34. Experience some of Japan’s oldest trails on the UNESCO Sacred Sites and Pilgrimage Routes in the Kii Mountain Range.

35. Meander through Manyo Botanical Garden, located in the precincts of Kasuga Taisha Shrine and thoroughly referenced in Manyo-shu, the oldest anthology of tanka poems.

36. Witness the expansive Kannabinosato Rice Terraces of Asuka, which was also listed as one of the 100 best rice terraces in Japan.

37. Visit Japan’s most famous cherry blossom spot, Yoshino Mountain, whose name you might recognize from the Somei Yoshino cherry tree.

38. Hike through the untouched grounds of Mount Kasuga Primeval Forest to take in the lush ecosystem full of over 175 types of flora and fauna.

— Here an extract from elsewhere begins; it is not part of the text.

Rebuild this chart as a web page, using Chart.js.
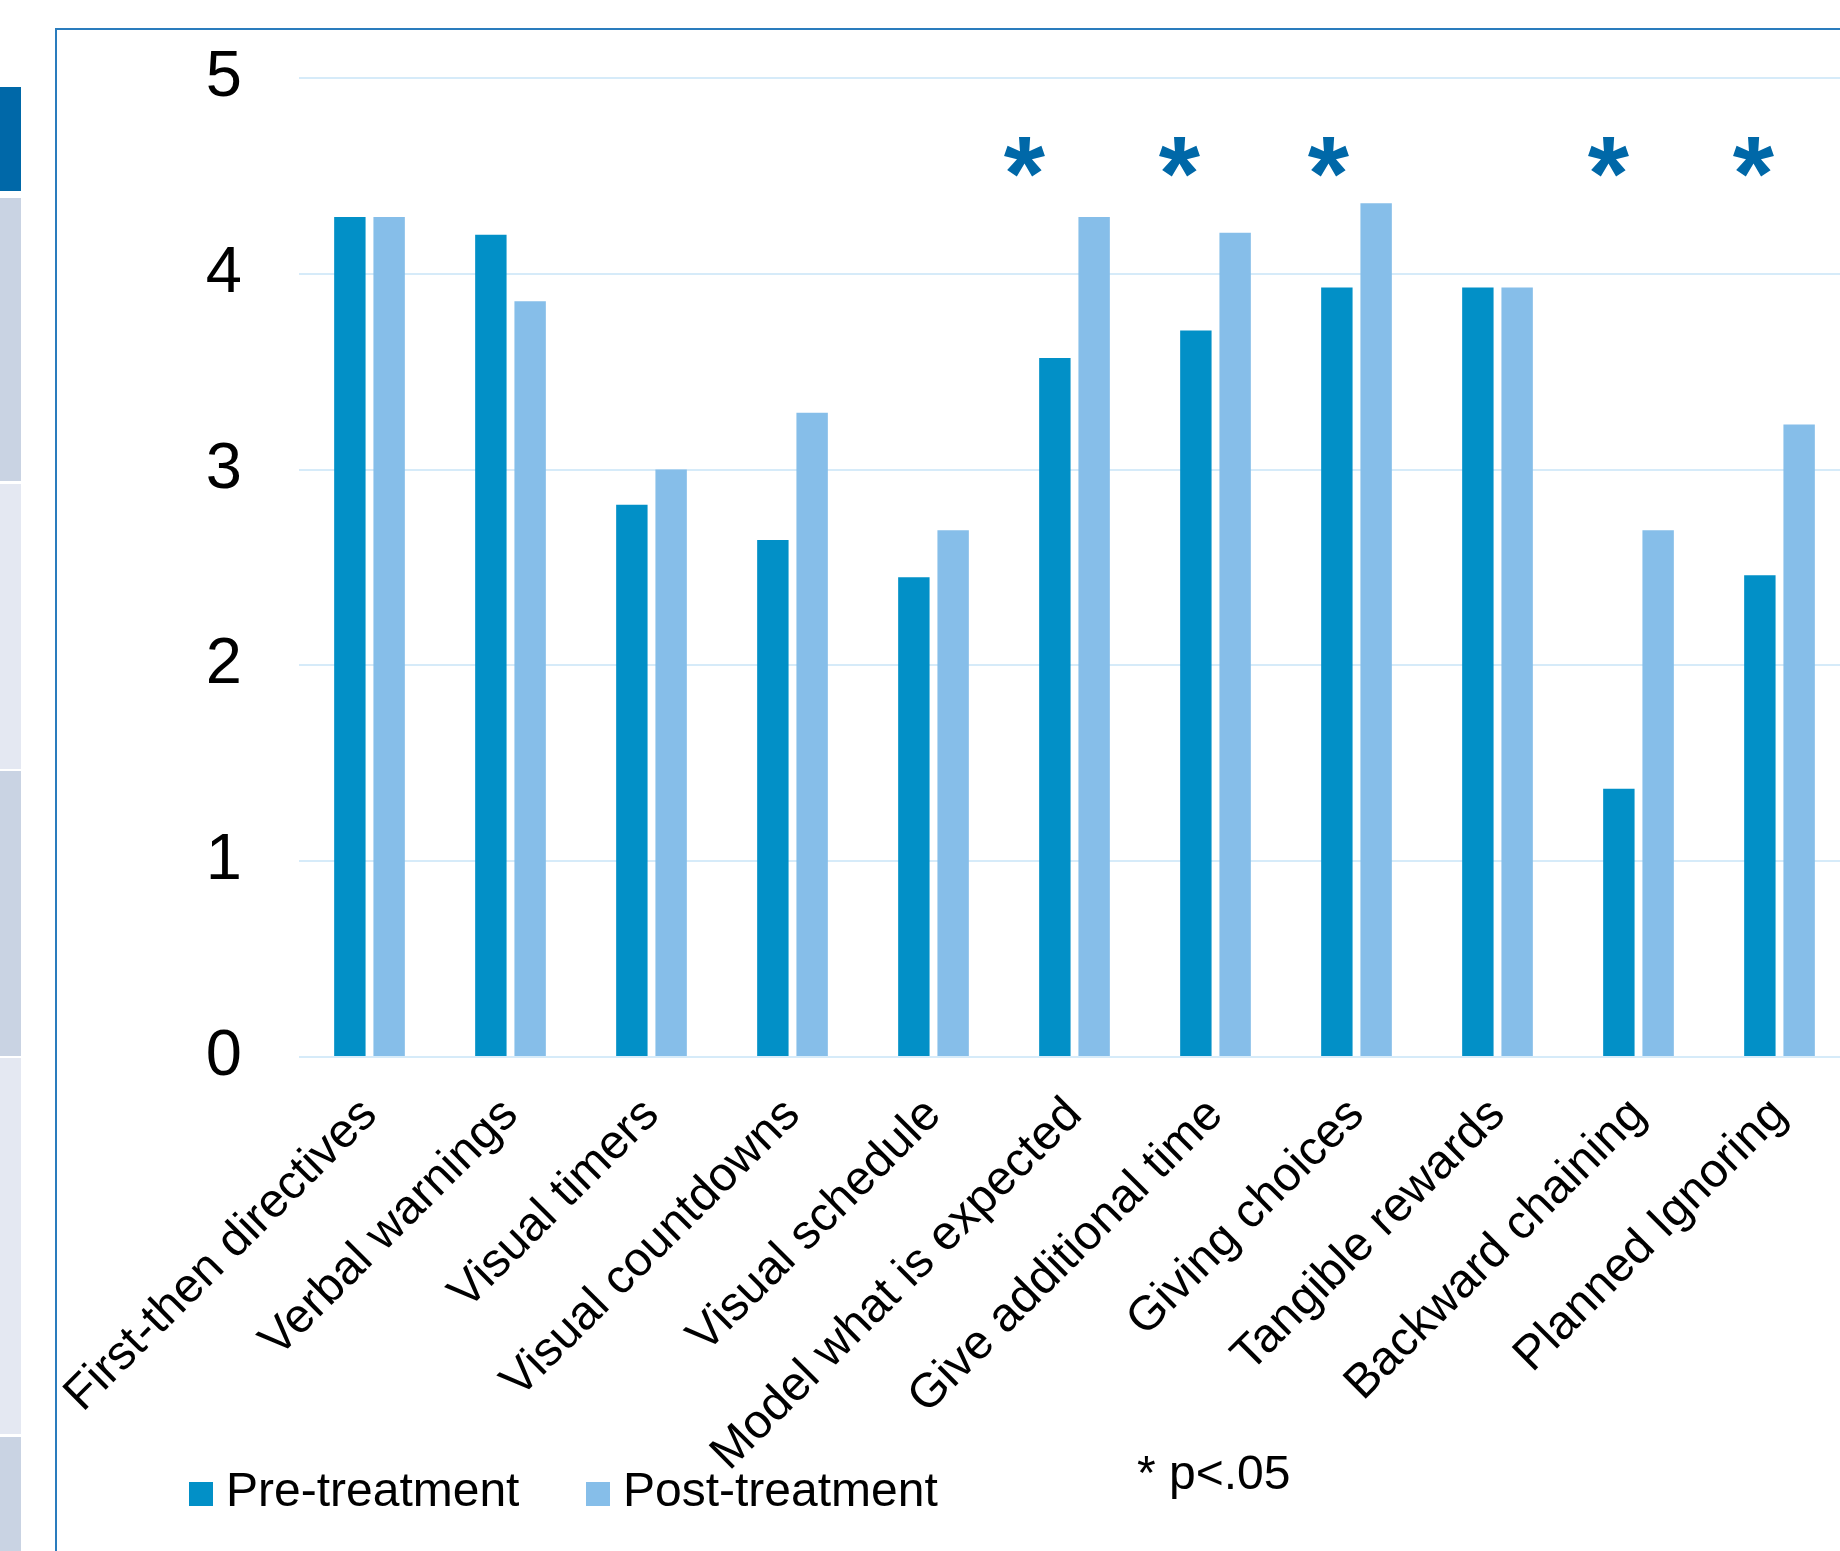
<!DOCTYPE html>
<html>
<head>
<meta charset="utf-8">
<script src="https://cdn.jsdelivr.net/npm/chart.js@4.4.1/dist/chart.umd.min.js"></script>
<style>
    body { margin: 0; width: 1840px; height: 1551px; overflow: hidden; background: #fff; }
    .cell { position: absolute; left: 0; width: 21px; }
    #frame { position: absolute; left: 55px; top: 28px; width: 1900px; height: 1600px;
             border-left: 2px solid #2a7cbd; border-top: 2px solid #2a7cbd; }
    #wrap { position: absolute; left: 0; top: 0; width: 1850px; height: 1551px; }
</style>
</head>
<body>
<div class="cell" style="top:87px;height:104px;background:#0068a8"></div>
<div class="cell" style="top:198px;height:283px;background:#c9d3e3"></div>
<div class="cell" style="top:484px;height:285px;background:#e4e8f2"></div>
<div class="cell" style="top:771px;height:285px;background:#c9d3e3"></div>
<div class="cell" style="top:1058px;height:376px;background:#e4e8f2"></div>
<div class="cell" style="top:1437px;height:120px;background:#c9d3e3"></div>
<div id="frame"></div>
<div id="wrap"><canvas id="chart"></canvas></div>
<script>
/**
 * Behaviour management strategies, pre vs post treatment
 */

const categories = ['First-then directives', 'Verbal warnings', 'Visual timers', 'Visual countdowns',
    'Visual schedule', 'Model what is expected', 'Give additional time', 'Giving choices',
    'Tangible rewards', 'Backward chaining', 'Planned Ignoring'];
const preTreatment = [4.29, 4.20, 2.82, 2.64, 2.45, 3.57, 3.71, 3.93, 3.93, 1.37, 2.46];
const postTreatment = [4.29, 3.86, 3.00, 3.29, 2.69, 4.29, 4.21, 4.36, 3.93, 2.69, 3.23];
const yTicks = [0, 1, 2, 3, 4, 5];
const significant = [5, 6, 7, 9, 10]; // p<.05
const starLevel = 4.63;
const starNudge = [-50, -36, -28, -30, -26]; // px, left of the group centre

const FONT = '"Liberation Sans", Arial, sans-serif';

const notes = {
    id: 'notes',
    afterDatasetsDraw(chart) {
        const ctx = chart.ctx;
        const x = chart.scales.x;
        const y = chart.scales.y;
        ctx.save();
        // asterisks over significant pairs
        ctx.fillStyle = '#0068a8';
        ctx.font = 'bold 106px ' + FONT;
        ctx.textAlign = 'center';
        ctx.textBaseline = 'alphabetic';
        significant.forEach((i, k) => {
            ctx.fillText('*', x.getPixelForValue(i) + starNudge[k], y.getPixelForValue(starLevel) + 0.56 * 106);
        });
        // legend
        ctx.font = '48px ' + FONT;
        ctx.textAlign = 'left';
        const legendX = [189, 586];
        chart.data.datasets.forEach((ds, k) => {
            ctx.fillStyle = ds.backgroundColor;
            ctx.fillRect(legendX[k], 1482, 24, 24);
            ctx.fillStyle = '#000';
            ctx.fillText(ds.label, legendX[k] + 37, 1506);
        });
        ctx.fillText('* p<.05', 1137, 1489);
        ctx.restore();
    }
};

function showChart() {
    const ctx = document.getElementById('chart');
    new Chart(ctx, {
        type: 'bar',
        data: {
            labels: categories,
            datasets: [{
                label: 'Pre-treatment',
                data: preTreatment,
                backgroundColor: '#0290c7'
            }, {
                label: 'Post-treatment',
                data: postTreatment,
                backgroundColor: '#86bee9'
            }]
        },
        options: {
            responsive: true,
            maintainAspectRatio: false,
            animation: false,
            datasets: {
                bar: {
                    categoryPercentage: 0.557,
                    barPercentage: 0.8
                }
            },
            layout: {
                padding: { top: 78, left: 0, right: 0, bottom: 0 }
            },
            plugins: {
                legend: { display: false },
                tooltip: { enabled: false }
            },
            scales: {
                y: {
                    min: 0,
                    max: 5,
                    afterFit: (scale) => {
                        scale.width = 299;
                        // big tick padding should not push the plot down
                        scale.paddingTop = 0;
                        scale.paddingBottom = 0;
                    },
                    afterBuildTicks: (scale) => { scale.ticks = yTicks.map(v => ({ value: v })); },
                    grid: { color: '#d6ebf9', lineWidth: 2, drawTicks: false },
                    border: { display: false },
                    ticks: {
                        padding: 57,
                        color: '#000',
                        font: { family: FONT, size: 65 }
                    }
                },
                x: {
                    afterFit: (scale) => { scale.height = 494; },
                    grid: { display: false },
                    border: { display: false },
                    ticks: {
                        autoSkip: false,
                        maxRotation: 45,
                        minRotation: 45,
                        padding: 22,
                        color: '#000',
                        font: { family: FONT, size: 48 }
                    }
                }
            }
        },
        plugins: [notes]
    });
}

showChart();
</script>
</body>
</html>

39. See the stunning cosmos in the autumn at the Fujiwara Palace Ruins of Kashihara city.

40. Hike through the trails of Mitarai Valley to see the dramatic waterfalls or even jump into the pristine waters.

41. Explore Ryuchin Valley, which also houses the massive Murou Dam and the sacred Ryuchin Shrine.

42. Experience some real-life Sound of Music magic at Soni Highland, a perfect spot for hiking and relaxation during the autumn.

43. Test your courage on one of Japan’s longest suspension bridges, the Tanize Suspension Bridge, which hangs over the Totsukawa River.

44. Be mesmerized by one of Kansai’s largest caves, Menfudo Limestone Cave, full of stalactites that hang from a domed ceiling.

45. Take a road trip to Mount Tamaki, which is considered one of the most sacred points of the Kumano Kodo Pilgrimage.


46. Stay at the old folk house-turned-hotel Sasayuri Ann, where you can enjoy the stunning view of rice terraces.

47. Take a hot spring bath at Amanogawa Onsen while listening to the sounds of waterfalls and nature.

48. Shop ‘til you drop at Higashimuki (east-facing) shopping street. The street gets its name from how all the stores were built facing Kofukuji.

49. Make your own uchiwa fan at Ikeda Gankodo, a store with over 170 years of history. 

50. See if there are any concerts playing at the massive Nara Centennial Hall.